Retirement is that period of your life when you finally have the time to do what you want to do, to make choices and to build memories rather than material wealth.
Planning for retirement can start from when you first enter the workforce, or it can begin a few years before you are due to leave. If you regard this planning as the preparation that eases you onto a new pathway, then it becomes a positive and prudent procedure to consider six important aspects.
1. Without doubt, financial planning will make the strongest impact on the path that your retirement takes. The earlier in your working life that you start investing part of your savings to this end, the greater the pecuniary rewards that you will reap in later life.
My own exit from the workforce could have been lived to a grander scale had I possessed the foresight four decades ago to stash away every available dollar in superannuation funds. However I did not! No doubt, at that time, contemplating my existence as a senior citizen was not high on the agenda of important things to do.
However, do not feel that your retirement happiness is dependent on financial resources. Your assets may be amassed in numerous other gratifying ways and the rewards may be even greater because they have immeasurable worth rather than finite monetary value.
2. Where you want to spend this well-earned departure from the workforce is a consideration that you can determine closer to your time of retirement.
Some of us settle into our ideal environment early on in our lives. Others harbour a lifelong dream of blissful days in another setting. Relocation is not necessarily a financial extravagance. Often, as in my case, a move from an established and well-maintained city home to a country property of more rambling proportions can leave you with money to spare for the extras that the additional acreage might require.
My current home of seven years has endowed me with riches in every sense. It is a simple place - the sort of location to which I took my young children during their holidays when the city was central to our lives. I wanted them to feel the space, climb the hills and touch the earth with their bare feet. Now, back in the country permanently, I am enveloped in the contentment that comes from celebrating an unpretentious life surrounded by ordinary things, all of which are to me meaningful and precious.
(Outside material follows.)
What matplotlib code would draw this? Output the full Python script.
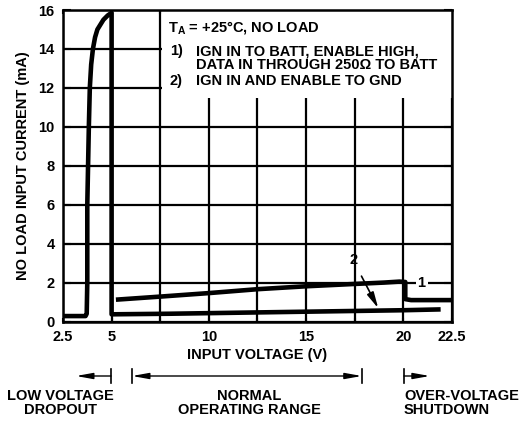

3. Your retirement will be more enjoyable and stimulating if you have established hobbies during your working years.
That being the case, for example, you will not have to get out there as an absolute novice and struggle to establish sufficient skills on the golf course to play alongside your friend who won the Australian Open in his thirtieth year!
My own hobbies, which include various forms of the arts such as writing, painting and music, have been the source of much yearning throughout my working years: there was never enough time to indulge myself and enjoy them fully. Now, bursting with enthusiasm to become totally immersed and to utilise the skills that I have developed through these pastimes, I am able to indulge at my leisure and to share my interests with others of similar passion. The flimsy framework that was established earlier has become the structural direction of my new life.
4. It is easier to live with retirement if you have already been able to mentally disassociate yourself from the job over time.
If you are able, choose your own time of retirement and leave when you feel ready. While this is not always an option and the employer may set the date for you, it will certainly smooth the path of your adjustment to a bright new future if you are contributing to the decision.
When I finally gave up my employment, I had been looking forward to my home occupation for months. Increasingly during that time, the tedium of daily meetings, the irritation of repetitive record keeping and the frustration of dealing with difficult people provided a realistic balance to the nostalgia of leaving a profession of which I was innately very proud.
5. Think about the aspects of your retirement to which you are looking forward while you are still in your workplace.
These things became motivation for me in making the final decision. I told myself, "I will finish work soon because I want to be home during my favourite season. I love autumn's warm mellow days, the lengthening shadows, the melancholy colouring of the deciduous trees as they bid farewell to their foliage." So I stopped work and autumn welcomed me home.
Now, having moved on to wintry days, I am enjoying this season as never before while I sit by the fireside with my slumbering dogs and gaze across the windswept paddocks. I can read and write, cook wonderfully simple meals of hot soup and crusty bread and practise a prelude on my organ where once I could only listen to it on CD.
6. You need to keep fit if you are to fully enjoy your retirement.
While increasing age delivers a few extra aches and pains to bodies that have worked hard and lived long, these are easily overlooked alongside the brain-power that you have been developing over the years. You are probably at the top of your field in job-related expertise. Your intellect has been honed and sharpened and tuned to meet every challenge. Be confident in yourself and proud of what you are as you plan to begin your retirement.
Once at home, exercise your brain in the way that you did while you worked - pushing it to the upper limits. There will be many aspects of your job that you can utilise in your new capacity. As a teacher, I enjoy helping children with reading and other learning difficulties, and I am working to develop a series of lessons for a cultural program.
Exercise your body in a new and gentler way - not rushing to catch the 5:30 train, but by pushing a few wheelbarrows of mulch to spread on the vegetable patch and walking the dog vigorously in the fresh morning sunshine.
Finally, if, like me, you do not need those round-the-world tours, the luxury holidays in the northern sunshine or the new restaurant to try out each week; if the health resorts, the cinemas and the new Apple IPhone are not requirements for your happy retirement, there is so much more out there for you that costs absolutely nothing in monetary terms.
If your needs are simple, if you enjoy the things that nature freely provides for us all, then retirement for you will be the joy that you deserve.